Four NBA championships. Two MVPs. The greatest shooter who ever lived. Steph Curry’s basketball legacy was already sealed before Tuesday night.
Then he walked into Gotham Hall in New York City and accepted the Muhammad Ali Sports Humanitarian Award at ESPN’s 2026 Sports Humanitarian Awards. He beat out Damar Hamlin and Adam Thielen for the honor. The award is named after the greatest athlete who ever lived — a man who understood that the platform was always bigger than the sport.
Curry understands that too. He has been proving it in Oakland for years.
Curry and his wife Ayesha founded the Eat. Learn. Play. Foundation in 2019, the same year the Warriors moved from Oracle Arena in Oakland to Chase Center in San Francisco. While the franchise crossed the Bay, the Currys stayed committed to the community that cheered for them longest.
The numbers are staggering.
The foundation has provided 25 million meals to Oakland kids and families, helped remodel 24 schoolyards and six gymnasiums, and more.
More than $20 million has been committed to literacy programs across Oakland public schools, including high-impact tutoring, teacher coaching, restocked libraries, and free book fairs at 47 elementary schools. Over one million books have been placed directly into the hands of Oakland students.
Twenty-four schoolyards. Six gyms. Physically transformed into safe spaces where kids can move, compete, and just be kids.
This is not a foundation that holds one gala per year and calls it a day. Eat. Learn. Play. is operating in Oakland schools, on Oakland playgrounds, in Oakland kitchens, every single day.
The Muhammad Ali Sports Humanitarian Award was renamed in 2017 to honor Ali’s legacy of using his platform for principle. Ali gave up the heavyweight championship, his freedom, and years of his career to stand against the Vietnam War. He understood that being the greatest fighter in the world meant nothing if he was not also fighting for something that mattered.
Steph Curry has watched the NBA rearrange itself like furniture in someone else’s house. Meanwhile he did not move. While the whole league has been playing musical chairs at the superstar table, the guy with four rings has been right where you left him. Golden State. The Bay.
That loyalty extends beyond the franchise. Oakland did not get the version of Steph Curry who was passing through. It got the version who decided this place was worth investing in long after the cameras stopped rolling.
The 2026 Sports Humanitarian Awards were bigger than one winner.
The Baltimore Ravens were named Sports Humanitarian Team of the Year for the work they have done with youth development and education platforms. Philadelphia Eagles owner Jeffrey Lurie was given the Stuart Scott ENSPIRE Award after donating more than $100 million for autism advocacy. Laurie Tisch, the New York Giants and Gotham FC co-owner, was named Sports Philanthropist of the Year for her $10 million Play to Thrive initiative. Jersey Mike’s, which launched a 50-year partnership with the Special Olympics this year, was given the Corporate Community Impact Award.

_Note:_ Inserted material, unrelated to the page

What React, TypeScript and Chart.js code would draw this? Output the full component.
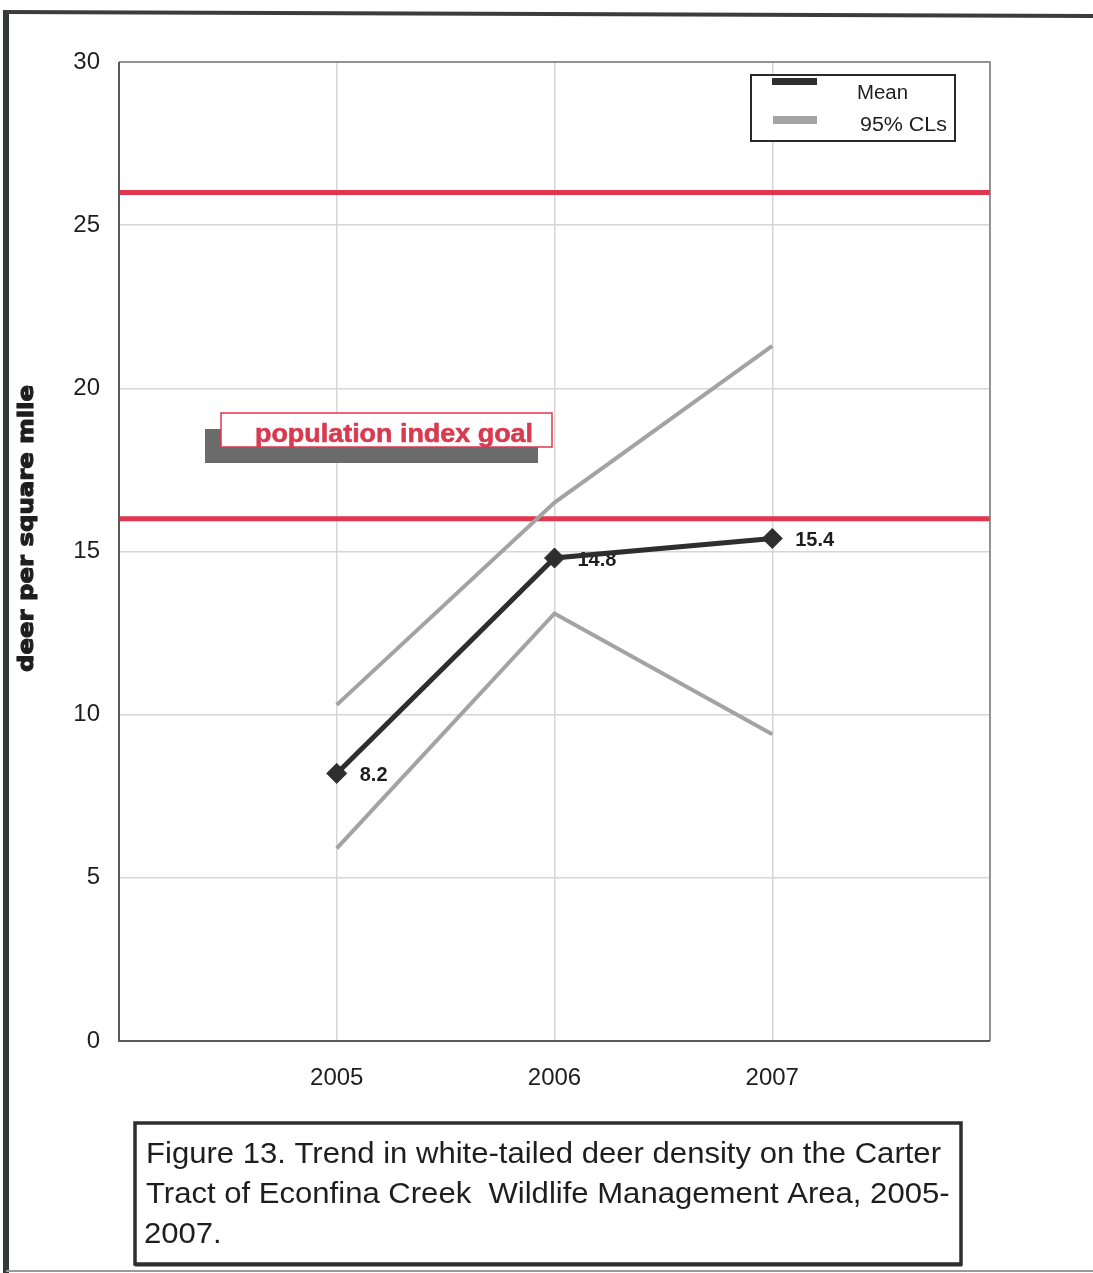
import React, { useEffect, useRef } from "react";
import { Chart, registerables } from "chart.js";

Chart.register(...registerables);

// ---------- data ----------
const YEARS = [2005, 2006, 2007];
const MEAN = [8.2, 14.8, 15.4];
const UPPER_CL = [10.3, 16.5, 21.3];
const LOWER_CL = [5.9, 13.1, 9.4];
const GOAL_LINES = [26, 16];
const X_RANGE = [2004, 2008];
const Y_RANGE = [0, 30];
const Y_STEP = 5;
const LEGEND_LABELS = ["Mean", "95% CLs"];
const Y_TITLE = "deer per square mile";
const GOAL_LABEL = "population index goal";
const CAPTION_LINES = [
  "Figure 13. Trend in white-tailed deer density on the Carter",
  "Tract of Econfina Creek  Wildlife Management Area, 2005-",
  "2007.",
];

// ---------- styles ----------
const FONT = "'Liberation Sans', Arial, Helvetica, sans-serif";
const MEAN_COLOR = "#2e2e2e";
const CL_COLOR = "#a3a3a3";
const RED = "#e2364f";
const TEXT = "#1e1e1e";
const W = 1093;
const H = 1273;

function fitText(
  ctx: CanvasRenderingContext2D,
  text: string,
  x: number,
  y: number,
  width: number,
  font: string,
  color: string,
  strokeW = 0
) {
  ctx.save();
  ctx.font = font;
  ctx.fillStyle = color;
  ctx.strokeStyle = color;
  ctx.textAlign = "left";
  ctx.textBaseline = "alphabetic";
  const w = ctx.measureText(text).width;
  ctx.translate(x, y);
  ctx.scale(width / w, 1);
  ctx.fillText(text, 0, 0);
  if (strokeW > 0) {
    ctx.lineWidth = strokeW;
    ctx.lineJoin = "round";
    ctx.strokeText(text, 0, 0);
  }
  ctx.restore();
}

const decorPlugin = {
  id: "decor",
  beforeDraw(chart: any) {
    const ctx = chart.ctx;
    ctx.save();
    ctx.fillStyle = "#ffffff";
    ctx.fillRect(0, 0, W, H);
    ctx.restore();
  },
  beforeDatasetsDraw(chart: any) {
    // value labels for the mean series (drawn under the line)
    const ctx = chart.ctx;
    const meta = chart.getDatasetMeta(0);
    ctx.save();
    ctx.font = `bold 20px ${FONT}`;
    ctx.fillStyle = TEXT;
    ctx.textAlign = "left";
    ctx.textBaseline = "middle";
    meta.data.forEach((pt: any, i: number) => {
      ctx.fillText(MEAN[i].toFixed(1), pt.x + 23, pt.y + 2);
    });
    ctx.restore();
  },
  afterDatasetsDraw(chart: any) {
    const ctx = chart.ctx;
    // goal label box with shadow
    ctx.save();
    ctx.fillStyle = "#6b6b6b";
    ctx.fillRect(205, 429, 333, 34);
    ctx.fillStyle = "#ffffff";
    ctx.fillRect(221, 413, 331, 34);
    ctx.strokeStyle = RED;
    ctx.lineWidth = 1.5;
    ctx.strokeRect(221, 413, 331, 34);
    ctx.restore();
    fitText(ctx, GOAL_LABEL, 255, 442, 278, `bold 26px ${FONT}`, "#d83a50", 0.6);
  },
  afterDraw(chart: any) {
    const ctx = chart.ctx;
    const a = chart.chartArea;
    // plot border
    ctx.save();
    ctx.strokeStyle = "#7a7a7a";
    ctx.lineWidth = 1.5;
    ctx.beginPath();
    ctx.moveTo(a.left, a.top);
    ctx.lineTo(a.right, a.top);
    ctx.lineTo(a.right, a.bottom);
    ctx.stroke();
    ctx.strokeStyle = "#5a5a5a";
    ctx.lineWidth = 2;
    ctx.beginPath();
    ctx.moveTo(a.left, a.top);
    ctx.lineTo(a.left, a.bottom);
    ctx.lineTo(a.right, a.bottom);
    ctx.stroke();
    ctx.restore();

    // legend
    ctx.save();
    ctx.fillStyle = "#ffffff";
    ctx.fillRect(751, 75, 204, 66);
    ctx.strokeStyle = "#2a2a2a";
    ctx.lineWidth = 2;
    ctx.strokeRect(751, 75, 204, 66);
    const ds = chart.data.datasets;
    ctx.fillStyle = ds[0].borderColor;
    ctx.fillRect(772, 78, 45, 7);
    ctx.fillStyle = ds[1].borderColor;
    ctx.fillRect(773, 116, 44, 8);
    ctx.restore();
    fitText(ctx, LEGEND_LABELS[0], 857, 99, 51, `20px ${FONT}`, TEXT);
    fitText(ctx, LEGEND_LABELS[1], 860, 131, 87, `20px ${FONT}`, TEXT);

    // y axis title
    ctx.save();
    ctx.translate(37, 672);
    ctx.rotate(-Math.PI / 2);
    ctx.font = `bold 22px 'DejaVu Sans', ${FONT}`;
    const tw = ctx.measureText(Y_TITLE).width;
    ctx.scale(287 / tw, 1);
    ctx.fillStyle = TEXT;
    ctx.strokeStyle = TEXT;
    ctx.lineWidth = 1.2;
    ctx.lineJoin = "round";
    ctx.textBaseline = "alphabetic";
    ctx.fillText(Y_TITLE, 0, -4);
    ctx.strokeText(Y_TITLE, 0, -4);
    ctx.restore();

    // outer frame
    ctx.save();
    ctx.strokeStyle = "#333a37";
    ctx.lineWidth = 6;
    ctx.beginPath();
    ctx.moveTo(6, 10);
    ctx.lineTo(6, H);
    ctx.stroke();
    ctx.strokeStyle = "#3c3c3c";
    ctx.lineWidth = 4;
    ctx.beginPath();
    ctx.moveTo(4, 12);
    ctx.lineTo(W, 16);
    ctx.stroke();
    ctx.strokeStyle = "#9a9a9a";
    ctx.lineWidth = 2;
    ctx.beginPath();
    ctx.moveTo(6, 1271);
    ctx.lineTo(W, 1271);
    ctx.stroke();
    ctx.restore();

    // caption box
    ctx.save();
    ctx.fillStyle = "#ffffff";
    ctx.fillRect(135, 1123, 826, 141);
    ctx.strokeStyle = "#2e2e2e";
    ctx.lineWidth = 3.5;
    ctx.strokeRect(135, 1123, 826, 141);
    ctx.lineWidth = 2;
    ctx.beginPath();
    ctx.moveTo(135, 1265.5);
    ctx.lineTo(962, 1265.5);
    ctx.stroke();
    ctx.restore();
    const f = `30px ${FONT}`;
    ctx.save();
    ctx.font = f;
    const s = 795 / ctx.measureText(CAPTION_LINES[0]).width;
    ctx.restore();
    const baselines = [1163, 1203, 1243];
    CAPTION_LINES.forEach((line, i) => {
      ctx.save();
      ctx.font = f;
      ctx.fillStyle = TEXT;
      ctx.textBaseline = "alphabetic";
      ctx.translate(i === 2 ? 144 : 146, baselines[i]);
      ctx.scale(s, 1);
      ctx.fillText(line, 0, 0);
      ctx.restore();
    });
  },
};

export default function App() {
  const ref = useRef<HTMLCanvasElement | null>(null);

  useEffect(() => {
    if (!ref.current) return;
    const pts = (arr: number[]) => arr.map((y, i) => ({ x: YEARS[i], y }));
    const datasets: any[] = [
      {
        label: LEGEND_LABELS[0],
        data: pts(MEAN),
        borderColor: MEAN_COLOR,
        backgroundColor: MEAN_COLOR,
        borderWidth: 5,
        pointStyle: "rectRot",
        pointRadius: 10,
        pointBorderWidth: 1,
      },
      {
        label: LEGEND_LABELS[1],
        data: pts(UPPER_CL),
        borderColor: CL_COLOR,
        borderWidth: 4,
        pointRadius: 0,
      },
      {
        label: LEGEND_LABELS[1] + " lower",
        data: pts(LOWER_CL),
        borderColor: CL_COLOR,
        borderWidth: 4,
        pointRadius: 0,
      },
      ...GOAL_LINES.map((g) => ({
        label: "goal " + g,
        data: X_RANGE.map((x) => ({ x, y: g })),
        borderColor: RED,
        borderWidth: 5,
        pointRadius: 0,
      })),
    ];

    const chart = new Chart(ref.current, {
      type: "line",
      data: { datasets },
      options: {
        animation: false,
        responsive: false,
        devicePixelRatio: 1,
        layout: { padding: { top: 62, right: W - 990, left: 0, bottom: 0 } },
        plugins: { legend: { display: false }, tooltip: { enabled: false } },
        scales: {
          x: {
            type: "linear",
            min: X_RANGE[0],
            max: X_RANGE[1],
            afterFit: (sc: any) => {
              sc.height = H - 1041;
            },
            ticks: {
              stepSize: 1,
              autoSkip: false,
              maxRotation: 0,
              padding: 23,
              color: TEXT,
              font: { family: FONT, size: 24 },
              callback: (v: any) => (YEARS.includes(Number(v)) ? String(v) : ""),
            },
            grid: { color: "#d6d6d6", lineWidth: 1.5, drawTicks: false },
            border: { display: false },
          },
          y: {
            min: Y_RANGE[0],
            max: Y_RANGE[1],
            afterFit: (sc: any) => {
              sc.width = 119;
            },
            ticks: {
              stepSize: Y_STEP,
              padding: 19,
              color: TEXT,
              font: { family: FONT, size: 24 },
            },
            grid: { color: "#d6d6d6", lineWidth: 1.5, drawTicks: false },
            border: { display: false },
          },
        },
      },
      plugins: [decorPlugin],
    } as any);
    return () => chart.destroy();
  }, []);

  return (
    <div style={{ position: "absolute", left: 0, top: 0, width: W, height: H }}>
      <canvas ref={ref} width={W} height={H} style={{ display: "block" }} />
    </div>
  );
}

The Billie Jean King Youth Leadership Award went to Julia Howe, Kelis Armstrong, and Sam Phillips. Howe founded Hitting the Wall, which provides mental and physical resources to teen girl athletes. Armstrong, a recent Howard University graduate who competed in track and field, was given the award for her work using sport to advance youth health education, safety and community equity in Washington, D.C. Phillips, a former gymnast at Nebraska and Illinois, is a full-time staff member at Athlete Ally, which uses sport to advance LGBTQ+ inclusion, athlete wellbeing and representation in college athletics.
A room full of people who decided their platform was for something bigger than themselves. That is the whole story of Tuesday night.
Curry’s legacy on the court is secure. But his work off the court just takes his legendary status over the top.
That is the sentence that matters. Four rings. Two MVPs. The all-time three-point record. None of it needed an addition. And yet here is Steph Curry, 38 years old, still playing basketball at the highest level, and somehow also running one of the most impactful athlete foundations in the country.
25 million meals. One million books. 24 schoolyards rebuilt from the ground up.
He did not have to do any of that. He chose to. He chose Oakland when the franchise moved on. He chose community when the cameras moved elsewhere. He chose to build something that will outlast every three-pointer he ever made.
That is the Muhammad Ali award in a person.